2012 Won’t Be a Replay

Over at The New Republic William Galston has a solid post that repeats some of the observations I’ve been making around here on why the 2012 presidential campaign won’t be a rerun of the 2008. He opens:

With the general election now underway, it’s tempting to assume that President Obama has a built-in advantage by having at his disposal a campaign operation that earned universal plaudits in 2008. But as Team Obama itself already knows—or, if not, will soon come to realize—the 2012 contest will be very different from the president’s triumphant march to the White House four years ago. The key question will be how the old campaign staff responds to the new electoral landscape. Here are seven realities that Team Obama will have to adjust to.

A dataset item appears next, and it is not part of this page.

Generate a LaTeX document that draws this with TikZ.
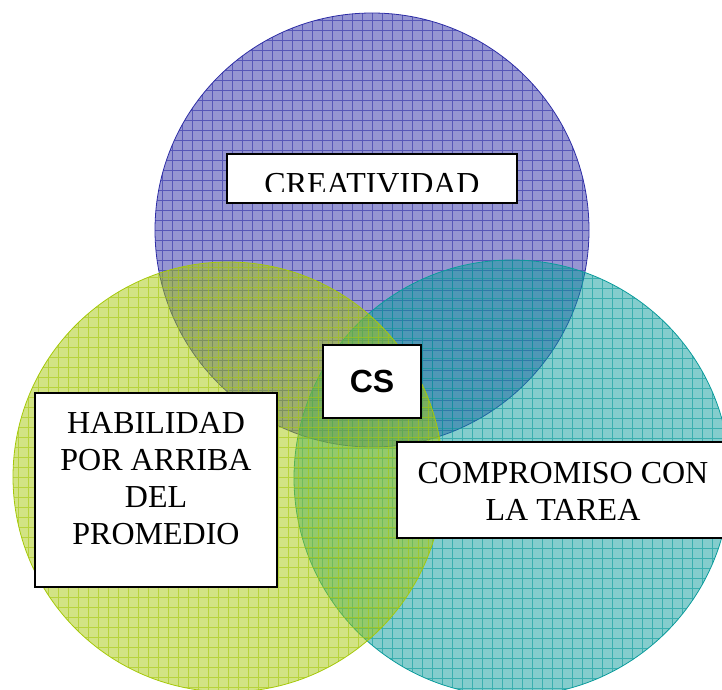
\documentclass[tikz,border=0pt]{standalone}
\usepackage{fontspec}
\setmainfont{Liberation Serif}
\newfontfamily\csfont{Liberation Sans}
\usepackage{tikz}
\usetikzlibrary{positioning}
\definecolor{vpurple}{RGB}{45,45,165}
\definecolor{vgreen}{RGB}{165,200,10}
\definecolor{vteal}{RGB}{10,155,155}
\tikzset{
x=1pt, y=1pt, % one unit is one pixel of the picture
venn/.style={circle, draw=#1, fill=#1, fill opacity=0.5, line width=0.8pt,
  minimum size=434pt, inner sep=0pt,
  path picture={\draw[#1, opacity=0.6, line width=0.6pt, step=10pt]
    (path picture bounding box.south west) grid (path picture bounding box.north east);}}, % a see-through circle with a grid inside
box/.style={rectangle, draw=black, fill=white, line width=2pt, inner sep=0pt}, % the white label boxes
words/.style={align=center, inner sep=0pt, font=\fontsize{32}{37}\selectfont}, % text set in the boxes
}
\begin{document}
\begin{tikzpicture}
  \useasboundingbox (0,0) rectangle (722,689);
  % the three circles
  \node[venn=vpurple] (crea) at (372,459) {};
  \node[venn=vteal, minimum size=436pt] (comp) at (512,211) {};
  \node[venn=vgreen, minimum size=430pt] (habi) at (228,212) {};
  % the boxes
  \node[box, minimum width=290pt, minimum height=49pt] (creabox) at (372,510.5) {};
  \node[box, minimum width=98pt, minimum height=73pt] (csbox) at (372,307.5) {};
  \node[box, minimum width=242pt, minimum height=194pt] (habibox) at (156,199) {};
  \node[box, minimum width=338pt, minimum height=96pt] (compbox) at (566,199) {};
  % the texts
  \begin{scope}
    \clip (227,497) rectangle (517,535);
    \node[words, anchor=base] (creatxt) at (372,494.5) {CREATIVIDAD};
  \end{scope}
  \node[words, font=\fontsize{32}{37}\csfont\bfseries] (cstxt) at (csbox.center) {CS};
  \node[words] (habitxt) at (156,210) {HABILIDAD\\POR ARRIBA\\DEL\\PROMEDIO};
  \node[words] (comptxt) at (563,198) {COMPROMISO CON\\LA TAREA};
\end{tikzpicture}
\end{document}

The seven reasons he outlines are:

  • 2012 will at least in part be a referendum on the last four years of the Obama Administration.
  • Rather than promising bipartisanship he’ll need to blame Republicans for Washington’s polarization without alienating moderates and independents.
  • “Yes, we can” is probably out as a campaign slogan.
  • Young voters are unlikely to turn out in the numbers they did in 2008.
  • The president is unlikely to receive as much business support as he did in 2008.
  • It will be difficult to simultaneously rally his base and court moderates and independents and he can’t win without both groups.
  • The president is at the mercy of whatever happens with an economy over which he has little control

I continue to think it likely that President Obama will be re-elected for reasons that include inertia—Americans tend to re-elect their presidents. But I think it will be a squeaker.

12 comments… add one
  • I’d doubt we’ll hear “change we can believe in” much either. I wonder if Kerry’s “I was for it before I was against it” will be resurrected to use against Romney.

    Frankly, I don’t know what’s going to happen with this election. Like you, I expect it will be a squeaker absent some big event between now and November.

  • Since you brought this up before, I’ve been thinking that it will be something like 2004.

    The PPACA will be comparable to the war in Iraq in how it influences turnout.

    Romney is comparable to Kerry in terms of overall perception and, God bless ’em, charisma.

    But I don’t know what the states will include on their ballots that will have the drawing power of the marriage amendments that encouraged social conservatives to vote in that election.

  • The PPACA will be comparable to the war in Iraq in how it influences turnout.

    I don’t think so, Janis. I think that the economy will continue to be the issue on most people’s minds. Consider the most recent Gallup poll. I can’t interpret that as an overweening interest in the PPACA in either direction.

    Consequently, if the unemployment rate goes over 9% and/or the labor force participation rate falls below 50%, the president could be in real trouble.

  • But there will need to be pegs for voters to hang their hats on. The PPACA and the spectre of penalties will be one of those pegs. Or, if it’s overturned, there will be drumbeat of Obama’s failure to institute “socialized medicine.” A background issue, for sure, but then, for most of the electorate, so was the war in Iraq.

  • In this same poll at roughly this same time in 2004, 22% of the people listed “international issues”, i.e. the GWOT as the most important problem while 26% listed “economic issues”.

    Today 5% of people list healthcare as the most important issue while more than 70% list the economy.

  • Twenty-two percent were concerned about terrorism, I’d think, not the wars in Iraq or Afghanistan.

  • Icepick Link

    Obama’s main chance requires low voter turn-out. The higher the turn-out the more likely it is pissed off people voting. Pissed off people aren’t likely to be voting for incumbents. Obama will only want certain groups to turn out in numbers: blacks and whatever young people will be pushed to vote because of the Trayvon Martin thing, Democratic women will be pushed to vote because of “the war on women”. Independent and Republican women will be discouraged to stay home because of “the war on women”.

    It’s going to be hard to drum up enthusiasm for someone who is still, over three years into his term, saying, “It’s not my fault!”

  • Icepick Link

    Independent and Republican women will be discouraged to stay home because of “the war on women”.

    Sigh. Independent and Republican women will be discouraged FROM VOTING because of “the war on women”. Remember, kiddies, always check that one edit doesn’t necessitate other changes!

  • jan Link

    Icepick is right on about turn-out. The dems will not be as enthused in 2012 as they were in ’08, having now experienced what has been written on this former blank-slate-of-a-man. Obama got into office because of his soaring words, promises, and the fact he was black/white in racial ethnicity.

    As President, he has failed to back up his words. He has broken the majority of his promises. And, he has done nothing but, IMO, make the black/white divide even wider in their differences and disgruntment with each other. And, I haven’t even gotten to how he has handled the economy!

  • And that’s the sort of talk that turns me right off the Republicans, Jan. I do think it would have been better had the president not made any statements about local law enforcement issues.

  • I just selfishly want the capital gains tax rates to not rise. We have business coming up in the next four years.

  • Michael Reynolds Link

    I propose the slogan, “Enh, we might…” for the Obama team.